Well, my alma mater, Wharton School, has come up with a useful post that we can reblog. It’s a little unfocused, but that’s why we try to put it into a less than five page format.
My impression is that Google doesn’t have many rules for its employees, just show up and get the work done. But, here are their rules, as interpreted by Wharton:
1. Take power away from managers. Interesting, but you’ve got to have employees who are pretty well self disciplined. There was an article in the Wall Street Journal last week about a company CEO who didn’t have ANY managers until he got to about 100 employees, but that’s probably an extreme. Management theory says that your managerial span of control is the inverse of the complexity of the work, ie. the more complex the work, the fewer workers per manager. Or supervisor.
2. Have meaning in your work. Have a mission that all your people understand. Hard to believe, but productivity gains cited by the authors just from this range from 30% to 400%.

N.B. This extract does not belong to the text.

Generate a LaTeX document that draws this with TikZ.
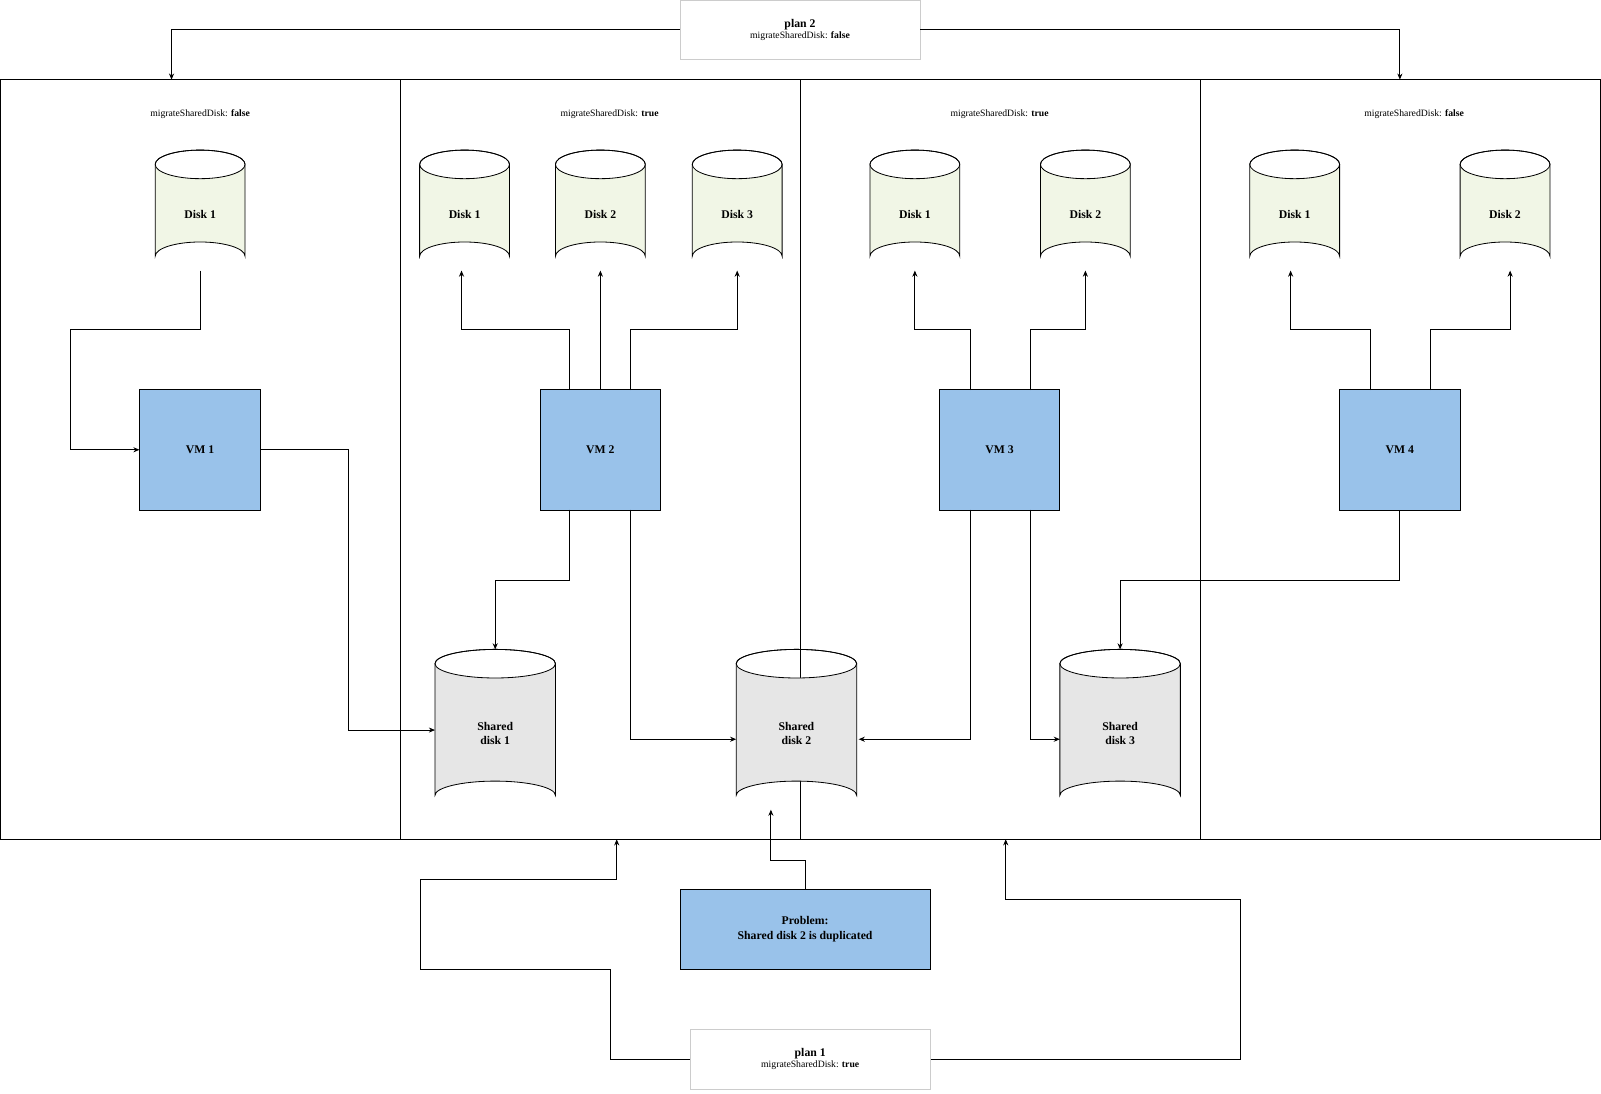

3. Data driven decisions. Wharton apparently thinks our intuition is wrong most of the time (we think it’s the decider when data is unclear). Can you measure the impact of your decisions? It doesn’t sound like Google managers can decide who to hire or promote; it’s all done by committee. This is not all bad; most of our clients, especially the larger ones, use about the same approach. The use our personnel profiling system in the American School of Entrepreneurship for both hiring and evaluation, even of sales people.
4. There’s some verbiage about ‘nudging’ people which is unclear, but I think the authors are talking about suggesting something to your managers or direct reports, but not ordering them to do it, per se.
So, there you have it, an entire book summarized in 300 words. Put the checks in the mail, payable to CEO to Go, through PayPal.